__WRITTEN INSTRUCTION__: Make a tally of the lines in the records that include the string "What", and give only that number.

Rows from a dataset:

++++++

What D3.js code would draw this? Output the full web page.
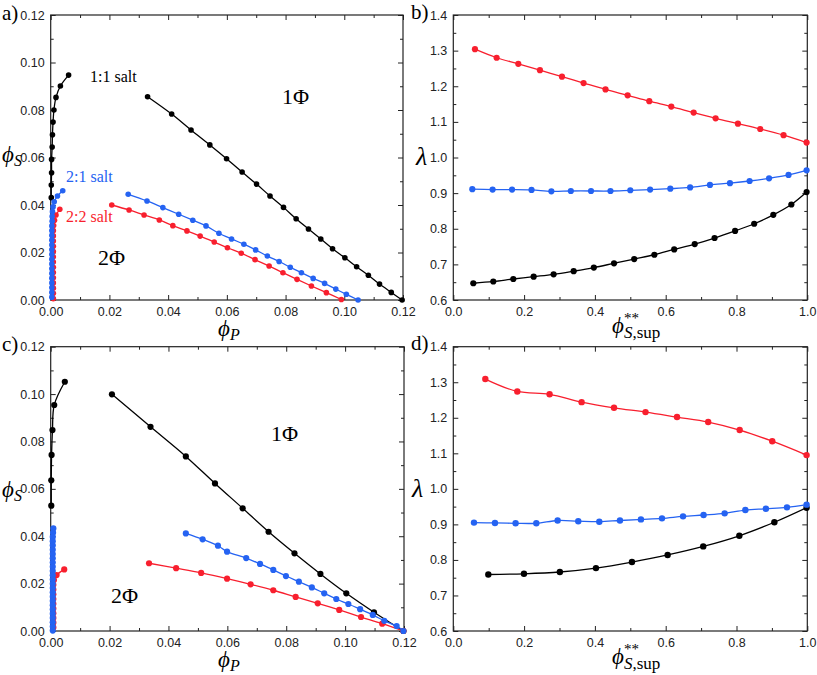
<!DOCTYPE html>
<html><head><meta charset="utf-8">
<script src="https://cdn.jsdelivr.net/npm/d3@7"></script>
<style>body{margin:0;background:#fff}svg{display:block}</style>
</head><body><svg id="chart" width="817" height="675"></svg>
<script>
// ---------------- DATA ----------------
// Panel a) phase diagram (phi_P, phi_S)
const aBlackLeft = [[0.0061,0.0947],[0.0033,0.0901],[0.0018,0.0853],[0.0011,0.0800],[0.0008,0.0749],[0.0006,0.0696],[0.0005,0.0644],[0.0003,0.0592],[0.0003,0.0536],[0.0002,0.0484],[0.0002,0.0431]];
const aBlackRight = [[0.0330,0.0856],[0.0412,0.0783],[0.0478,0.0716],[0.0542,0.0653],[0.0599,0.0595],[0.0652,0.0539],[0.0701,0.0488],[0.0747,0.0438],[0.0793,0.0390],[0.0836,0.0342],[0.0878,0.0299],[0.0920,0.0257],[0.0960,0.0216],[0.1002,0.0178],[0.1042,0.0140],[0.1082,0.0104],[0.1120,0.0067],[0.1160,0.0032],[0.1197,0.0000]];
const aBlueLeft = [[0.0041,0.0460],[0.0023,0.0438],[0.0012,0.0414],[0.0008,0.0392],[0.0006,0.0372],[0.0005,0.0352],[0.0005,0.0332],[0.0004,0.0312],[0.0004,0.0292],[0.0004,0.0272],[0.0004,0.0252],[0.0004,0.0232],[0.0004,0.0212],[0.0004,0.0192],[0.0004,0.0172],[0.0004,0.0152],[0.0004,0.0132],[0.0004,0.0112],[0.0004,0.0092],[0.0004,0.0072],[0.0004,0.0052],[0.0004,0.0032],[0.0004,0.0012]];
const aBlueRight = [[0.0264,0.0445],[0.0328,0.0417],[0.0382,0.0389],[0.0436,0.0361],[0.0484,0.0336],[0.0529,0.0312],[0.0573,0.0281],[0.0616,0.0257],[0.0658,0.0235],[0.0698,0.0211],[0.0738,0.0185],[0.0778,0.0162],[0.0816,0.0138],[0.0854,0.0115],[0.0894,0.0091],[0.0933,0.0070],[0.0971,0.0046],[0.1007,0.0024],[0.1047,0.0000]];
const aRedLeft = [[0.0031,0.0382],[0.0018,0.0358],[0.0013,0.0336],[0.0010,0.0314],[0.0009,0.0292],[0.0009,0.0270],[0.0009,0.0248],[0.0009,0.0226],[0.0009,0.0204],[0.0009,0.0182],[0.0009,0.0160],[0.0009,0.0138],[0.0009,0.0116],[0.0009,0.0094],[0.0009,0.0072],[0.0009,0.0050],[0.0009,0.0028],[0.0009,0.0006]];
const aRedRight = [[0.0208,0.0400],[0.0267,0.0379],[0.0318,0.0358],[0.0370,0.0337],[0.0416,0.0313],[0.0464,0.0291],[0.0509,0.0269],[0.0557,0.0244],[0.0602,0.0220],[0.0649,0.0197],[0.0696,0.0170],[0.0744,0.0143],[0.0791,0.0115],[0.0839,0.0087],[0.0888,0.0059],[0.0939,0.0031],[0.0990,0.0002]];

// Panel b) lambda vs phi**_S,sup
const bBlack = [[0.0565,0.647],[0.113,0.652],[0.1695,0.659],[0.227,0.6655],[0.2834,0.672],[0.340,0.681],[0.397,0.691],[0.454,0.703],[0.511,0.715],[0.568,0.727],[0.624,0.742],[0.682,0.757],[0.738,0.774],[0.796,0.794],[0.850,0.814],[0.904,0.839],[0.955,0.868],[0.998,0.903]];
const bBlue = [[0.0537,0.911],[0.111,0.910],[0.166,0.910],[0.221,0.909],[0.277,0.905],[0.332,0.906],[0.389,0.906],[0.444,0.906],[0.500,0.908],[0.556,0.910],[0.613,0.9125],[0.669,0.916],[0.725,0.923],[0.7815,0.928],[0.837,0.934],[0.892,0.9415],[0.947,0.951],[0.998,0.964]];
const bRed = [[0.0612,1.304],[0.1224,1.280],[0.1836,1.263],[0.2448,1.245],[0.307,1.227],[0.368,1.209],[0.430,1.191],[0.4925,1.1745],[0.5537,1.158],[0.6158,1.143],[0.679,1.126],[0.741,1.110],[0.804,1.095],[0.867,1.080],[0.933,1.0626],[0.998,1.042]];

// Panel c) phase diagram
const cBlackLeft = [[0.0048,0.1052],[0.0012,0.0954],[0.0006,0.0848],[0.0003,0.0743],[0.0002,0.0636],[0.0002,0.0529]];
const cBlackRight = [[0.0208,0.0999],[0.0339,0.0862],[0.0459,0.0737],[0.0558,0.0623],[0.0652,0.0518],[0.0740,0.0419],[0.0828,0.0328],[0.0916,0.0241],[0.1004,0.0159],[0.1098,0.0079],[0.1198,0.0000]];
const cBlueLeft = [[0.0009,0.0433],[0.0008,0.0415],[0.0007,0.0397],[0.0007,0.0379],[0.0007,0.0361],[0.0007,0.0343],[0.0007,0.0325],[0.0007,0.0307],[0.0007,0.0289],[0.0007,0.0271],[0.0007,0.0253],[0.0007,0.0235],[0.0007,0.0217],[0.0007,0.0199],[0.0007,0.0181],[0.0007,0.0163],[0.0007,0.0145],[0.0007,0.0127],[0.0007,0.0109],[0.0007,0.0091],[0.0007,0.0073],[0.0007,0.0055],[0.0007,0.0037],[0.0007,0.0019],[0.0007,0.0002]];
const cBlueRight = [[0.0459,0.0412],[0.0516,0.0387],[0.0568,0.0360],[0.0599,0.0335],[0.0664,0.0308],[0.0711,0.0283],[0.0756,0.0258],[0.0799,0.0232],[0.0843,0.0208],[0.0887,0.0184],[0.0929,0.0159],[0.0970,0.0135],[0.1011,0.0114],[0.1051,0.0092],[0.1094,0.0068],[0.1133,0.0043],[0.1175,0.0021],[0.1198,0.0000]];
const cRedLeft = [[0.0046,0.0260],[0.0020,0.0236],[0.0011,0.0215],[0.0009,0.0195],[0.0009,0.0175],[0.0009,0.0155],[0.0009,0.0135],[0.0009,0.0115],[0.0009,0.0095],[0.0009,0.0075],[0.0009,0.0055],[0.0009,0.0035],[0.0009,0.0015]];
const cRedRight = [[0.0334,0.0286],[0.0426,0.0265],[0.0511,0.0245],[0.0599,0.0221],[0.0679,0.0197],[0.0756,0.0172],[0.0832,0.0144],[0.0907,0.0117],[0.0980,0.0089],[0.1054,0.0059],[0.1126,0.0031],[0.1198,0.0000]];

// Panel d) lambda vs phi**_S,sup
const dBlack = [[0.0989,0.759],[0.1996,0.761],[0.301,0.766],[0.403,0.777],[0.5047,0.794],[0.6055,0.814],[0.706,0.838],[0.808,0.868],[0.907,0.906],[0.998,0.947]];
const dBlue = [[0.0584,0.905],[0.1177,0.904],[0.176,0.903],[0.2345,0.903],[0.2947,0.911],[0.353,0.909],[0.4124,0.9076],[0.4708,0.911],[0.530,0.914],[0.5895,0.917],[0.649,0.9226],[0.707,0.9264],[0.7665,0.931],[0.825,0.9404],[0.883,0.944],[0.9426,0.948],[0.998,0.9555]];
const dRed = [[0.0904,1.309],[0.1808,1.274],[0.272,1.266],[0.3625,1.244],[0.454,1.228],[0.543,1.216],[0.632,1.202],[0.720,1.188],[0.809,1.1655],[0.901,1.134],[0.998,1.095]];

// Axis ticks
const phiTicks = [0, 0.02, 0.04, 0.06, 0.08, 0.10, 0.12];
const phiMinor = [0.01, 0.03, 0.05, 0.07, 0.09, 0.11];
const supTicks = [0, 0.2, 0.4, 0.6, 0.8, 1.0];
const supMinor = [0.1, 0.3, 0.5, 0.7, 0.9];
const lamTicks = [0.6, 0.7, 0.8, 0.9, 1.0, 1.1, 1.2, 1.3, 1.4];
const lamMinor = [0.65, 0.75, 0.85, 0.95, 1.05, 1.15, 1.25, 1.35];

// ---------------- DRAW ----------------
const BLACK = "#000000", BLUE = "#2563f2", RED = "#f81f2e";
const SANS = "'Liberation Sans', Arial, sans-serif";
const SERIF = "'Liberation Serif', 'Times New Roman', serif";
const svg = d3.select("#chart");
svg.append("rect").attr("width", 817).attr("height", 675).attr("fill", "#fff");

const panels = [
  {id:"a", L:50.7, R:403, T:15, B:300, xd:[0,0.12], yd:[0,0.12], xt:phiTicks, xm:phiMinor, yt:phiTicks, ym:phiMinor, xf:d3.format(".2f"), yf:d3.format(".2f"), r:2.8,
   series:[[aBlackLeft,BLACK],[aBlackRight,BLACK],[aRedLeft,RED],[aRedRight,RED],[aBlueLeft,BLUE],[aBlueRight,BLUE]]},
  {id:"b", L:453.3, R:807.3, T:15, B:300, xd:[0,1], yd:[0.6,1.4], xt:supTicks, xm:supMinor, yt:lamTicks, ym:lamMinor, xf:d3.format(".1f"), yf:d3.format(".1f"), r:3.1,
   series:[[bBlack,BLACK],[bRed,RED],[bBlue,BLUE]]},
  {id:"c", L:50.7, R:404, T:346.7, B:631, xd:[0,0.12], yd:[0,0.12], xt:phiTicks, xm:phiMinor, yt:phiTicks, ym:phiMinor, xf:d3.format(".2f"), yf:d3.format(".2f"), r:3.1,
   series:[[cBlackLeft,BLACK],[cBlackRight,BLACK],[cRedLeft,RED],[cRedRight,RED],[cBlueLeft,BLUE],[cBlueRight,BLUE]]},
  {id:"d", L:453.3, R:807.3, T:346.7, B:631, xd:[0,1], yd:[0.6,1.4], xt:supTicks, xm:supMinor, yt:lamTicks, ym:lamMinor, xf:d3.format(".1f"), yf:d3.format(".1f"), r:3.2,
   series:[[dBlack,BLACK],[dRed,RED],[dBlue,BLUE]]}
];

panels.forEach(p => {
  const x = d3.scaleLinear().domain(p.xd).range([p.L, p.R]);
  const y = d3.scaleLinear().domain(p.yd).range([p.B, p.T]);
  const g = svg.append("g");
  const style = sel => {
    sel.select(".domain").remove();
    sel.selectAll(".tick line").attr("stroke", "#222").attr("stroke-width", 1);
    sel.selectAll(".tick text").attr("font-family", SANS).attr("font-size", "12.5px").attr("fill", "#222");
  };
  // major ticks
  g.append("g").attr("transform", `translate(0,${p.B})`)
    .call(d3.axisBottom(x).tickValues(p.xt).tickFormat(p.xf).tickSize(-5).tickPadding(7)).call(style);
  g.append("g").attr("transform", `translate(0,${p.T})`)
    .call(d3.axisTop(x).tickValues(p.xt).tickFormat("").tickSize(-5)).call(style);
  g.append("g").attr("transform", `translate(${p.L},0)`)
    .call(d3.axisLeft(y).tickValues(p.yt).tickFormat(p.yf).tickSize(-5).tickPadding(6)).call(style);
  g.append("g").attr("transform", `translate(${p.R},0)`)
    .call(d3.axisRight(y).tickValues(p.yt).tickFormat("").tickSize(-5)).call(style);
  // minor ticks
  g.append("g").attr("transform", `translate(0,${p.B})`).call(d3.axisBottom(x).tickValues(p.xm).tickFormat("").tickSize(-3)).call(style);
  g.append("g").attr("transform", `translate(0,${p.T})`).call(d3.axisTop(x).tickValues(p.xm).tickFormat("").tickSize(-3)).call(style);
  g.append("g").attr("transform", `translate(${p.L},0)`).call(d3.axisLeft(y).tickValues(p.ym).tickFormat("").tickSize(-3)).call(style);
  g.append("g").attr("transform", `translate(${p.R},0)`).call(d3.axisRight(y).tickValues(p.ym).tickFormat("").tickSize(-3)).call(style);
  // frame
  g.append("rect").attr("x", p.L).attr("y", p.T).attr("width", p.R - p.L).attr("height", p.B - p.T)
    .attr("fill", "none").attr("stroke", "#222").attr("stroke-width", 1.2);

  const line = d3.line().x(d => x(d[0])).y(d => y(d[1])).curve(d3.curveCatmullRom.alpha(0.5));
  p.series.forEach(([data, col]) => {
    g.append("path").datum(data).attr("d", line).attr("fill", "none").attr("stroke", col).attr("stroke-width", 1.3);
    g.selectAll(null).data(data).enter().append("circle")
      .attr("cx", d => x(d[0])).attr("cy", d => y(d[1])).attr("r", p.r).attr("fill", col);
  });
});

// ---------------- TEXT ----------------
function txt(xp, yp, s, size, col, anchor) {
  return svg.append("text").attr("x", xp).attr("y", yp).attr("font-family", SERIF)
    .attr("font-size", size).attr("fill", col || "#000").attr("text-anchor", anchor || "start").text(s);
}
// panel letters
txt(2, 20, "a)", "21px");
txt(411, 19, "b)", "21px");
txt(2, 351, "c)", "21px");
txt(411, 350, "d)", "21px");

// annotations
txt(90, 82, "1:1 salt", "16px");
txt(282, 104, "1Φ", "22px");
txt(66, 182, "2:1 salt", "16px", BLUE);
txt(66, 222, "2:2 salt", "16px", RED);
txt(98, 265, "2Φ", "22px");
txt(271, 441, "1Φ", "22px");
txt(111, 603, "2Φ", "22px");

// axis titles
function phiSub(xp, yp, sub) {
  const t = svg.append("text").attr("x", xp).attr("y", yp).attr("font-family", SERIF).attr("font-size", "23px").attr("fill", "#000");
  t.append("tspan").attr("font-style", "italic").text("ϕ");
  t.append("tspan").attr("font-style", "italic").attr("font-size", "16px").attr("dy", 4).text(sub);
}
phiSub(2, 162, "S");
phiSub(2, 497, "S");
phiSub(218, 336, "P");
phiSub(218, 667, "P");

function phiSup(xp, yp) {
  const t = svg.append("text").attr("x", xp).attr("y", yp).attr("font-family", SERIF).attr("font-size", "23px").attr("fill", "#000");
  t.append("tspan").attr("font-style", "italic").text("ϕ");
  t.append("tspan").attr("font-size", "15px").attr("dy", -10).text("**");
  const t2 = svg.append("text").attr("x", xp + 12).attr("y", yp + 5).attr("font-family", SERIF).attr("font-size", "17px").attr("fill", "#000");
  t2.append("tspan").attr("font-style", "italic").text("S");
  t2.append("tspan").text(",sup");
}
phiSup(612, 333);
phiSup(612, 664);

function lam(xp, yp) {
  svg.append("text").attr("x", xp).attr("y", yp).attr("font-family", SERIF).attr("font-style", "italic")
    .attr("font-size", "26px").attr("fill", "#000").text("λ");
}
lam(416, 165);
lam(412, 497);
</script></body></html>
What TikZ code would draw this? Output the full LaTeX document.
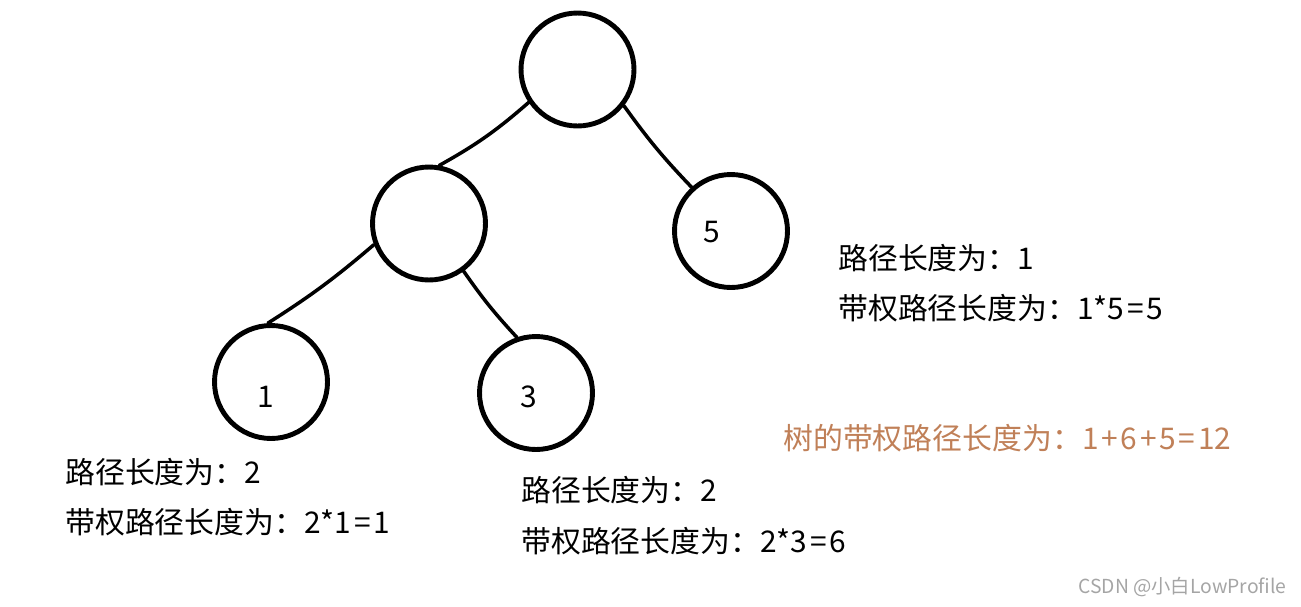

++++++

__EXERCISE RESULT__: 2